New images and role models break the negative cycle

Brandon Hay

“My mom couldn’t teach me to be a man,” says Brandon Hay. Brandon was raised by a single mother who came from Jamaica to Toronto to give her children a better life. His father was murdered by an 11-year-old boy who himself was later also murdered. When Brandon returned to Jamaica for his father’s funeral he was shocked by the reaction of the local police. “This is regular,” the detective told him.

When back home, it was the normalization of crisis in Toronto’s black community that motivated Brandon to start up the Black Daddies Club, an organization committed to changing the image of the black father in the media.
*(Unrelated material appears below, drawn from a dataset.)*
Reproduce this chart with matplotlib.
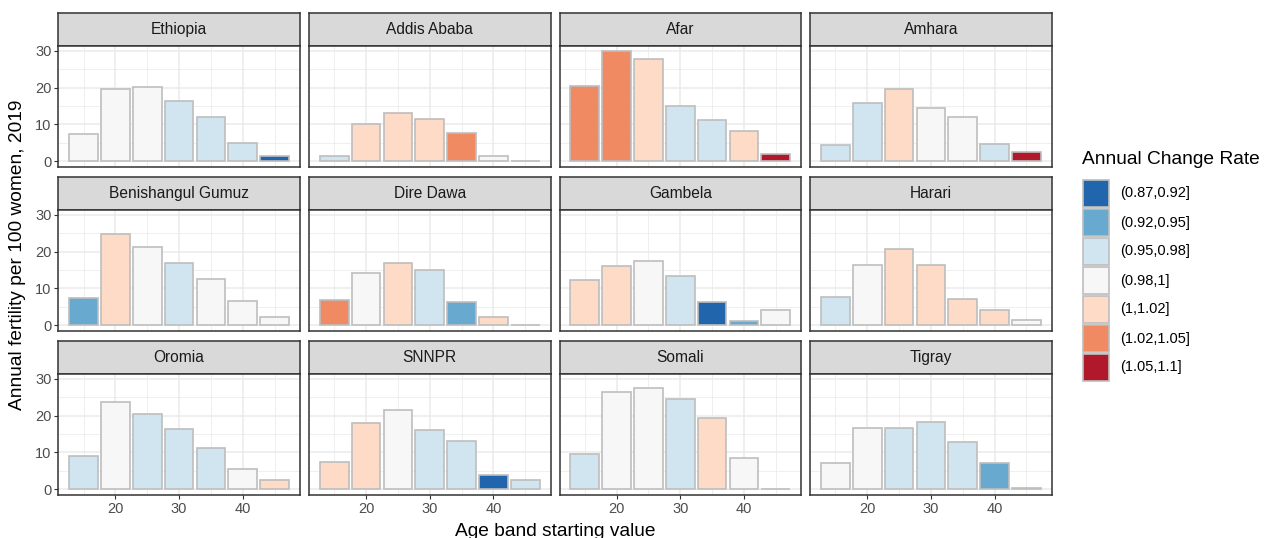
import matplotlib
matplotlib.use("Agg")
import matplotlib.pyplot as plt
from matplotlib.patches import Rectangle

plt.rcParams['font.family'] = ['Liberation Sans', 'DejaVu Sans']

# ---- data -------------------------------------------------------------
ages = [15, 20, 25, 30, 35, 40, 45]
regions = ["Ethiopia", "Addis Ababa", "Afar", "Amhara",
           "Benishangul Gumuz", "Dire Dawa", "Gambela", "Harari",
           "Oromia", "SNNPR", "Somali", "Tigray"]

rate_labels = ["(0.87,0.92]", "(0.92,0.95]", "(0.95,0.98]", "(0.98,1]",
               "(1,1.02]", "(1.02,1.05]", "(1.05,1.1]"]
rate_colors = ["#2166AC", "#67A9CF", "#D1E5F0", "#F7F7F7",
               "#FDDBC7", "#EF8A62", "#B2182B"]

fertility = {
    "Ethiopia":          [7.3, 19.5, 20.3, 16.3, 12.0, 5.0, 1.5],
    "Addis Ababa":       [1.5, 10.0, 13.0, 11.4, 7.7, 1.4, 0.1],
    "Afar":              [20.5, 29.9, 27.8, 15.0, 11.3, 8.3, 2.0],
    "Amhara":            [4.3, 15.7, 19.5, 14.4, 11.9, 4.7, 2.6],
    "Benishangul Gumuz": [7.3, 24.8, 21.3, 17.0, 12.6, 6.6, 2.3],
    "Dire Dawa":         [6.9, 14.2, 17.0, 15.1, 6.3, 2.3, 0.1],
    "Gambela":           [12.4, 16.1, 17.5, 13.5, 6.3, 1.2, 4.2],
    "Harari":            [7.8, 16.4, 20.7, 16.4, 7.2, 4.0, 1.4],
    "Oromia":            [8.9, 23.6, 20.5, 16.4, 11.3, 5.4, 2.5],
    "SNNPR":             [7.3, 18.1, 21.4, 16.1, 13.0, 3.8, 2.6],
    "Somali":            [9.6, 26.5, 27.5, 24.4, 19.4, 8.6, 0.1],
    "Tigray":            [7.1, 16.6, 16.7, 18.4, 12.8, 7.0, 0.4],
}

# index into rate_labels for every bar
rate_class = {
    "Ethiopia":          [3, 3, 3, 2, 2, 2, 0],
    "Addis Ababa":       [2, 4, 4, 4, 5, 3, 3],
    "Afar":              [5, 5, 4, 2, 2, 4, 6],
    "Amhara":            [2, 2, 4, 3, 3, 2, 6],
    "Benishangul Gumuz": [1, 4, 3, 2, 3, 3, 3],
    "Dire Dawa":         [5, 3, 4, 2, 1, 4, 3],
    "Gambela":           [4, 4, 3, 2, 0, 1, 3],
    "Harari":            [2, 3, 4, 4, 4, 4, 3],
    "Oromia":            [2, 3, 2, 2, 2, 3, 4],
    "SNNPR":             [4, 4, 3, 2, 2, 0, 2],
    "Somali":            [2, 3, 3, 2, 4, 3, 3],
    "Tigray":            [3, 3, 2, 2, 2, 1, 3],
}

# ---- layout (pixels) --------------------------------------------------
W, H = 1267, 538
fig = plt.figure(figsize=(W / 100, H / 100), dpi=100)

def add_px_axes(x0, y0, x1, y1):
    return fig.add_axes([x0 / W, 1 - y1 / H, (x1 - x0) / W, (y1 - y0) / H])

left, col_w, col_gap = 58.3, 241.6, 9.0
row_tops = [12.7, 176.7, 340.7]
strip_h, body_h = 33.0, 121.0

ymax = max(max(v) for v in fertility.values())
ylim = (-0.05 * ymax, ymax * 1.05)
xlim = (12.75 - 0.05 * 34.5, 47.25 + 0.05 * 34.5)

edge = "#333333"
for i, reg in enumerate(regions):
    r, c = divmod(i, 4)
    x0 = left + c * (col_w + col_gap)
    x1 = x0 + col_w
    top = row_tops[r]

    # strip
    sax = add_px_axes(x0, top, x1, top + strip_h)
    sax.set_xticks([]); sax.set_yticks([])
    sax.set_facecolor("#D9D9D9")
    for sp in sax.spines.values():
        sp.set_color(edge); sp.set_linewidth(1.1)
    sax.text(0.5, 0.5, reg, ha="center", va="center", fontsize=11.2,
             color="#1A1A1A", transform=sax.transAxes)

    # panel
    ax = add_px_axes(x0, top + strip_h, x1, top + strip_h + body_h)
    ax.set_xlim(*xlim); ax.set_ylim(*ylim)
    ax.set_axisbelow(True)
    ax.set_xticks([20, 30, 40]); ax.set_yticks([0, 10, 20, 30])
    ax.set_xticks([15, 25, 35, 45], minor=True)
    ax.set_yticks([5, 15, 25], minor=True)
    ax.grid(which="major", color="#EBEBEB", linewidth=1.1)
    ax.grid(which="minor", color="#EBEBEB", linewidth=0.55)
    for sp in ax.spines.values():
        sp.set_color(edge); sp.set_linewidth(1.1)
    ax.tick_params(which="minor", length=0)
    ax.tick_params(which="major", length=3, width=0.8, color=edge,
                   labelsize=10.5, labelcolor="#4D4D4D", pad=2)
    if c != 0:
        ax.tick_params(axis="y", length=0, labelleft=False)
    if r != 2:
        ax.tick_params(axis="x", length=0, labelbottom=False)

    cols = [rate_colors[k] for k in rate_class[reg]]
    ax.bar(ages, fertility[reg], width=4.5, color=cols,
           edgecolor="#BEBEBE", linewidth=1.2)

# axis titles
panels_right = left + 4 * col_w + 3 * col_gap
fig.text(18 / W, 1 - 255 / H, "Annual fertility per 100 women, 2019",
         rotation=90, ha="center", va="center", fontsize=13.8, color="black")
fig.text((left + panels_right) / 2 / W, 1 - 532 / H,
         "Age band starting value", ha="center", va="center", fontsize=13.8,
         color="black")

# legend
lax = add_px_axes(1075, 140, 1267, 400)
lax.set_xlim(1075, 1267); lax.set_ylim(400, 140)
lax.axis("off")
lax.text(1082, 160, "Annual Change Rate", ha="left", va="center",
         fontsize=13.8, color="black")
for k, (lab, col) in enumerate(zip(rate_labels, rate_colors)):
    y = 179 + k * 29
    lax.add_patch(Rectangle((1083, y + 1), 26, 27, facecolor=col,
                            edgecolor="#BEBEBE", linewidth=1.2))
    lax.text(1120, y + 14.5, lab, ha="left", va="center", fontsize=10.5,
             color="black")

fig.savefig("out.png", dpi=100)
A dad himself, Brandon and his group reach out to black fathers in barbershops where they often gather on weekends with their children. Conversations ensue, issues are discussed and the children get to see their fathers in a different light, as interested, engaged members of the community. The group also facilitates speaking engagements with community leaders whose stories of success offer up new role models. And, most importantly, Brandon and his group are out actively speaking to the media to counteract the pervasive negative stereotypes of the absent, criminalized black father.

“We need to break the negative cycle with a positive cycle,” he says.

Brandon Hay took advantage of the media training offered through DiverseCity Voices. Today, he is a go-to media source on issues related to male identity and crime in the black community.